1292. Maximum Side Length of a Square with Sum Less than or Equal to Threshold

[ErdemT09]

Problem: https://leetcode.com/problems/maximum-side-length-of-a-square-with-sum-less-than-or-equal-to-threshold/

Algorithm:

Here, it's easier to think about the 1D first (I've also added the algorithm for in the code). The problem there would be finding the longest line, sum of which is less than or equal to the threshold. We can begin by assuming that the longest length len is 0. When looping through the array, if we come across a line that is longer than the len, then we should update len. Now, if len becomes 5, that means that we don't need to check lines of length < 5. At any index, if the sum of the elements up to the index minus the sum of the elements up to index-len-1 is less than or equal to the threshold, that means that len has to be incremented. So, we use prefix sums to find the solution to this problem.
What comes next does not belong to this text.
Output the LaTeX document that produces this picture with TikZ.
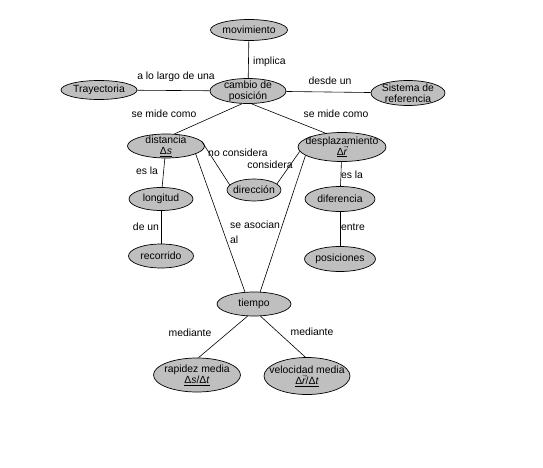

The same can be done with matrices. At each entry i-j, the sum of the square of side length len+1 can be calculated with prefix matrix sums. The sum of such squares are equal to: sum[i][j] - sum[i - len][j] - sum[i][j - len] + sum[i - len][j - len] To visualize: The square sum for the green square on the bottom right is equal to the matrix sum at that point minus the matrix the sum of the excluded rows minus the matrix sum of the sxcluded columns + the double-subtracted intersection of the two.